As you’re probably already aware if you’ve been following the media this week, Karl Marx was born in the (then Prussian) Rhineland two hundred years ago today. There’s already been a lot written to mark the occasion, most of it by partisans who see him as either hero or villain. I think he was neither, so let me try to explain why.
The first thing to say about Marx is that he is well worth reading. He was a deep and important thinker, and although he wrote some impenetrable prose, he also wrote much that is eminently readable – the Theses on Feuerbach are justly famous for their pithiness, and every journalist envies the writer of the opening lines of The Eighteenth Brumaire of Louis Bonaparte.
But it’s not unusual for public figures to be driven to the tasks for which they are least suited (think, for example, of Kevin Rudd’s ambition to be an orator). The same impulse pushed Marx, potent as a revolutionary pamphleteer and humanistic philosopher, to instead spend most of the latter part of his career as an economist. His economics has not aged well.

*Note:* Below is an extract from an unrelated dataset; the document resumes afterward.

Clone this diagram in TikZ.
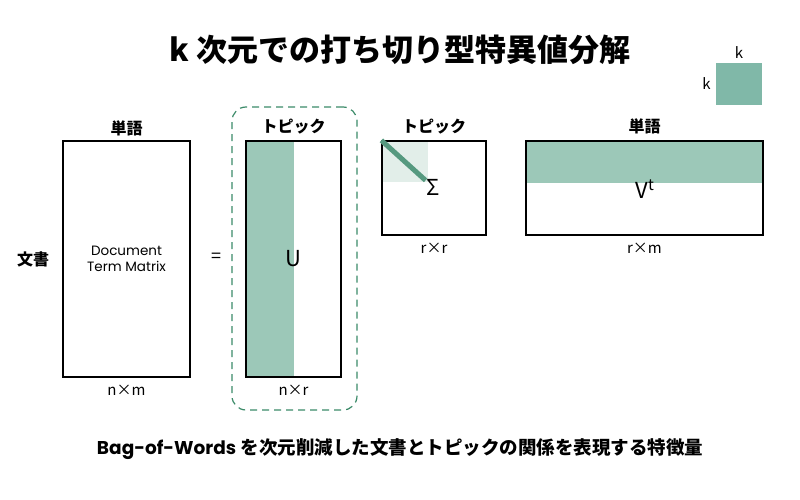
\documentclass[tikz,border=0pt]{standalone}
\usepackage{fontspec}
\setmainfont{Noto Sans CJK JP}
\newfontfamily\latinfont{Poppins}
\usepackage{xcolor}
\usetikzlibrary{positioning,calc}
\definecolor{matgreen}{HTML}{9CC8B8}
\definecolor{keygreen}{HTML}{80B8A8}
\definecolor{palegreen}{HTML}{E2EEE9}
\definecolor{diaggreen}{HTML}{55997F}
\definecolor{dashgreen}{HTML}{3A8A68}

\begin{document}
\begin{tikzpicture}[
    x=1pt, y=-1pt,
    mat/.style={rectangle, draw, line width=1.3pt, inner sep=0pt},
    halfleft/.style={path picture={\fill[matgreen] (path picture bounding box.north west) rectangle (path picture bounding box.south);}},
    uppertop/.style={path picture={\fill[matgreen] (path picture bounding box.north west) rectangle ($(path picture bounding box.north east)!0.45!(path picture bounding box.south east)$);}},
    lbl/.style={font=\fontsize{16}{18}\selectfont\bfseries, inner sep=1pt},
    dim/.style={font=\fontsize{15}{17}\selectfont, inner sep=1pt},
    sym/.style={font=\fontsize{22}{24}\selectfont, inner sep=0pt}
]
    \useasboundingbox (0,0) rectangle (800,500);
    \node[font=\fontsize{31}{34}\selectfont\bfseries] (title) at (400,50) {k 次元での打ち切り型特異値分解};

    % key square
    \node[fill=keygreen, minimum width=46pt, minimum height=42pt] (key) at (739,84) {};
    \node[dim, above=3pt of key] (keytop) {k};
    \node[dim, left=4pt of key] (keyleft) {k};

    % document term matrix
    \node[mat, minimum width=127pt, minimum height=236pt, align=center, font=\latinfont\fontsize{13.5}{16}\selectfont] (dtm) at (126.5,259) {Document\\Term Matrix};
    \node[lbl, above=3pt of dtm] (dtmtop) {単語};
    \node[lbl, left=12pt of dtm] (dtmleft) {文書};
    \node[dim, below=6pt of dtm] (dtmdim) {n×m};
    \node[font=\fontsize{18}{20}\selectfont] (eq) at (216,258) {=};

    % U
    \node[draw=dashgreen, dashed, dash pattern=on 7pt off 5pt, line width=1.2pt, rounded corners=14pt, minimum width=125pt, minimum height=303pt] (ubox) at (294.5,258.5) {};
    \node[mat, halfleft, minimum width=95pt, minimum height=236pt] (u) at (293.5,259) {};
    \node[sym] (ulabel) at (u) {U};
    \node[lbl, above=5pt of u] (utop) {トピック};
    \node[dim, below=6pt of u] (udim) {n×r};

    % Sigma
    \node[mat, minimum width=104pt, minimum height=94pt, path picture={\fill[palegreen] (path picture bounding box.north west) rectangle ($(path picture bounding box.north west)!0.44!(path picture bounding box.south east)$);}] (s) at (434,188) {};
    \draw[diaggreen, line width=5pt] (s.north west) -- ($(s.north west)!0.42!(s.south east)$);
    \node[sym] (slabel) at (433,187) {Σ};
    \node[lbl, above=5pt of s] (stop) {トピック};
    \node[dim, below=6pt of s] (sdim) {r×r};

    % V transposed
    \node[mat, uppertop, minimum width=237pt, minimum height=94pt] (v) at (644.5,188) {};
    \node[sym] (vlabel) at (645,189) {V$^{\mathrm{t}}$};
    \node[lbl, above=5pt of v] (vtop) {単語};
    \node[dim, below=6pt of v] (vdim) {r×m};

    \node[font=\fontsize{18.5}{21}\selectfont\bfseries] (caption) at (400,449) {{\latinfont Bag-of-Words} を次元削減した文書とトピックの関係を表現する特徴量};
\end{tikzpicture}
\end{document}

The later success of Marxist and pseudo-Marxist politics has thrown a spotlight on the socialist movements of the mid-nineteenth century, but at the time they received little outside attention. Marx spent much of his time in obscure sectarian disputes rather than being any sort of leader of public debate. Writing half a century ago, Northcote Parkinson drew attention to Marx’s isolation: “He never encountered the criticism of men whose experience he was bound to respect.”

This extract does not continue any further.